Minnesota’s Bridgewater Bank takes culture, growth seriously

Mary Jayne Crocker

Editor’s Note: Brian Love, head of banking and fintech for Travillian, talked with Mary Jayne Crocker, executive vice president and chief operating officer at Twin Cities-based Bridgewater Bank, about the bank’s unconventional culture and how it attracts and retains talent. Their conversation has been edited for clarity.


Brian Love: What makes Bridgewater Bank’s culture unique?​​

Mary Jayne Crocker: I think it comes back to Jerry [Baack, founder, president and CEO]. One of his big things was being unconventional. He wanted a bank where people were empowered to make a difference. So be it the way we advertised, the way we hired, the way we built our buildings, our branches — anything that was unconventional was how he envisioned Bridgewater. That dictates our culture. And when you’re building a culture you want to make sure the people you’re hiring think like you, that they have the same values.

Brian Love: How do Bridgewater Bank’s core values trickle down into the organization?​​

Mary Jayne Crocker: There are probably four things that are really important in the organization. ​One is that we’re really transparent. Transparency is evident throughout the bank.

Everybody in the organization actually goes through a strategic planning session and that plan is shared across the entire organization. 

We are a highly accountable organization. Every single person in the organization [measures] how they’re contributing to the overall goals of the organization. People also have anywhere between one and seven projects that they’re working on at any given time. And they’re all working on those projects within the same timeframe. So I think that accountability piece is important. 

There’s continuity of practices. Everybody has the same cadence of weekly meetings. Everyone follows the same agenda. So the buy-in across the organization is really high because everybody does things at the same time, within the same framework, using the same kind of underlying templates.

And we make sure we recognize people as often as possible. We have recognition at all of our team meetings, and on our SharePoint site with core value recognitions. We have a lot of team building exercises. We are already a bank that’s pretty well-networked, but we network internally as well. 

We have Thirsty Thursdays on the third Thursday of every month; we get together as a team for happy hour and someone entertains. ​We ensure that people play together, and again that goes back to Jerry. 

Brian Love: What is the onboarding process?

Mary Jayne Crocker: We give them a 90-day plan; it includes everybody they need to meet and their top five priorities. For people at a higher level, we also give them a SWOT analysis and [allow them to] present back to leadership what they saw in their first 90 days. That’s been really helpful as a leadership team to see how people perceive us when they come in. 

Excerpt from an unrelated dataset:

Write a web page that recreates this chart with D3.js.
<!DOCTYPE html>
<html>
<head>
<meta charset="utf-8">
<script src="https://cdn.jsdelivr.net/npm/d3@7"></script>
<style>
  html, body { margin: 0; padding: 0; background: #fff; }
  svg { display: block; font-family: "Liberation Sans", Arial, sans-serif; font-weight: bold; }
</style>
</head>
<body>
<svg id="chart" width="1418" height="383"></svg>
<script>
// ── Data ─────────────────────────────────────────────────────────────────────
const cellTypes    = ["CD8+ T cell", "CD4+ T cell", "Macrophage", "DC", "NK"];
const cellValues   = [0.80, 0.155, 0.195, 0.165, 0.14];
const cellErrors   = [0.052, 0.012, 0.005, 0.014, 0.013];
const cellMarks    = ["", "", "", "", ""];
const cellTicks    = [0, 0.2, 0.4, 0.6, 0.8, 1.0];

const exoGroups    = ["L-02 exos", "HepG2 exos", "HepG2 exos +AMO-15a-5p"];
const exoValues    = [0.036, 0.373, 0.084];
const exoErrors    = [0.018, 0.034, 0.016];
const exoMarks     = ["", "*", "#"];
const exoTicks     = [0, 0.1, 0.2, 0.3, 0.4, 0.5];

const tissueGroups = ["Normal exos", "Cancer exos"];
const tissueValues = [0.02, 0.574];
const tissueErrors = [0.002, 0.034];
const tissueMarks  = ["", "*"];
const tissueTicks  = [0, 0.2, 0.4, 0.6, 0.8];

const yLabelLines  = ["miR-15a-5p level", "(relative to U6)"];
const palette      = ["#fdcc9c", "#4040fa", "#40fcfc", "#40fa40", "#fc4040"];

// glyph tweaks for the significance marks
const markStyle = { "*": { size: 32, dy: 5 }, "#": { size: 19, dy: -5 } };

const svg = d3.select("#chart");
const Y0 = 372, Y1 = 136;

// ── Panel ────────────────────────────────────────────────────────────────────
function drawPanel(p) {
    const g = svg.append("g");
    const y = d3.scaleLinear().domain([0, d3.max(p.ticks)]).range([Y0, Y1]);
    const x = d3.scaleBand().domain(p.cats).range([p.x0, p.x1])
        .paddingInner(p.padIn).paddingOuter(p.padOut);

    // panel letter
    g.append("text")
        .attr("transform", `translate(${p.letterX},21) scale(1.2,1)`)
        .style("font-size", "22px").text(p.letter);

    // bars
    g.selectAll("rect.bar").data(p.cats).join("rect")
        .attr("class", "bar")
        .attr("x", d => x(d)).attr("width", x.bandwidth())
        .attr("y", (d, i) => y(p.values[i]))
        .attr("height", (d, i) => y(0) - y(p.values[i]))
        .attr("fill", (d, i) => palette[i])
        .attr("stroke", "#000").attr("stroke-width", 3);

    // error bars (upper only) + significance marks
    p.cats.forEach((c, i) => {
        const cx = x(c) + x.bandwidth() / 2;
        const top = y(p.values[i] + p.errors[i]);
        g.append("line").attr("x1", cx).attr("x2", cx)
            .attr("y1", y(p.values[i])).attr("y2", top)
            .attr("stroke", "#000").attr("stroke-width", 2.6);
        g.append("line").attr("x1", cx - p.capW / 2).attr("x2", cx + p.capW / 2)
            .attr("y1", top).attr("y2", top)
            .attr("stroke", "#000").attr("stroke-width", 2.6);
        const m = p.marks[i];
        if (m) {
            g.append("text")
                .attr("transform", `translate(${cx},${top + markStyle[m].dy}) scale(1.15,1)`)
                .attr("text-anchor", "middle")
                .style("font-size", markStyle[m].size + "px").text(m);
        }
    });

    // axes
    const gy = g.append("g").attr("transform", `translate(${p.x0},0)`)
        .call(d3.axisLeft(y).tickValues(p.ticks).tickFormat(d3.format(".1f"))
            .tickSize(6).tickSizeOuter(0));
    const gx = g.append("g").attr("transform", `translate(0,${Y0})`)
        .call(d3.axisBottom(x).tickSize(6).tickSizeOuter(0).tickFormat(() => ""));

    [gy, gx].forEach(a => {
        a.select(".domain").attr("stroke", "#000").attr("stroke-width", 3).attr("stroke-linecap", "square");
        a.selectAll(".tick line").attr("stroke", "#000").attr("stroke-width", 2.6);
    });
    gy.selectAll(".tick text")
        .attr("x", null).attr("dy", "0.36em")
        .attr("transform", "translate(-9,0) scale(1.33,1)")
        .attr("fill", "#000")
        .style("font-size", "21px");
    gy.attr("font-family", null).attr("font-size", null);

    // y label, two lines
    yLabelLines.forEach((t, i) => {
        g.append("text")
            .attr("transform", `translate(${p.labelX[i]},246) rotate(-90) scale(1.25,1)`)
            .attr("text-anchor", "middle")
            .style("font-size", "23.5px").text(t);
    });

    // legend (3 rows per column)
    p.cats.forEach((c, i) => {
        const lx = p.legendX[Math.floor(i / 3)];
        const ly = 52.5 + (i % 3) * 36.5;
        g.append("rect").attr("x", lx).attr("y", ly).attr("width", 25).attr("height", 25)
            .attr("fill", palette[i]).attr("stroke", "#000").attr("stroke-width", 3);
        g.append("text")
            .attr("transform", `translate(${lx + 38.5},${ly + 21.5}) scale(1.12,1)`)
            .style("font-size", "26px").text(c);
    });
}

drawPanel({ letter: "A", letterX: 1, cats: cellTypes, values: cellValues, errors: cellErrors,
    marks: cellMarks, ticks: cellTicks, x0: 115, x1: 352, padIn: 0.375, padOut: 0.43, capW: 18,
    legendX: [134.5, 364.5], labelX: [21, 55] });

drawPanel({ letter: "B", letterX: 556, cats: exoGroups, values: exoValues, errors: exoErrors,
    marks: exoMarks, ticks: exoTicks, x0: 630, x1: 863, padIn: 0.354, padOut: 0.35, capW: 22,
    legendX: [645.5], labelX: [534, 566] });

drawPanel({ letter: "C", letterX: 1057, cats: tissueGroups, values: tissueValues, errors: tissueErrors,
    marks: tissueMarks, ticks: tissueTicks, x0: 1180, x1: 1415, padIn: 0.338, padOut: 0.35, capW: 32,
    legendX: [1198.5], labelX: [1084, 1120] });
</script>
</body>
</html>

We [assign] everyone an ambassador, somebody unrelated to their position who can tell them where to get lunch, that kind of thing. We have what we call BWBU, which is a two-day program where every function leader comes and speaks about how their department functions and interacts with the different parts of the bank. We have a monthly leadership team meet-and-greet breakfast everybody attends. We set somebody up with check-ins on a regular basis. So they’re meeting with someone every single week, learning a little bit more about the organization. 

And we never hire to a branch; we only hire to the organization. So that way all of our hiring is streamlined and the same people are doing the interviews so that we’re making sure that we’ve got continuity as we’re bringing people into the organization. They’re joining Bridgewater as a whole. 

Brian Love: What are best practices around recruitment and retention?

Mary Jayne Crocker: You know, I’m really proud of the fact that out of the 47 people we hired [in 2021], 40 percent of them were referrals. I think that speaks volumes about how people enjoy working at Bridgewater and how they feel that they can develop. I think people see opportunities at Bridgewater. We also pretty much always hire people who have a university education. So they’re all growth-oriented and curious.

Jerry has been really instrumental in identifying talent he wants to bring on board and as he’s seen opportunities, he’s kind of courted that person along the way. And as soon as there’s an opportunity for them to change positions, he makes sure he’s in there to make sure that person knows that Bridgewater would be a great home for them. So there’s a courting process that we use for a lot of our producers. And when you bring those people in, they bring their people with them that helps build our credit team and helps build our business development team, and certainly our servicing team. 

Brian Love: How does Bridgewater deal with employees who fall out of culture fit?

Mary Jayne Crocker: You know, it’s not easy. I’ve done my fair share of letting people go and it’s never an easy conversation. The next day is always a lot better than you think it’s going to be. But we do have a slogan that we “hire slow and fire fast.” It’s really important if someone is not fitting into your organization, be they the wrong cultural fit or be they the wrong person in that seat, that we make sure we move them out pretty quick. 

We do have a “right person, wrong seat” phrase. Sometimes it’s finding a new home for them inside Bridgewater; we’ve done plenty of that. With our growth, I think lots of times the position outgrows that person. And those are sadder goodbyes, because the people have been instrumental in getting us to where we’ve gotten to, but they really can’t get us to the next level. Those are hard.

What you have to be thinking about is, they’re better off. And as you’re sitting, waiting to try to figure out what to do with this person, the rest of the organization is also watching and knowing you’re not being authentic about really having the right person in the right seat.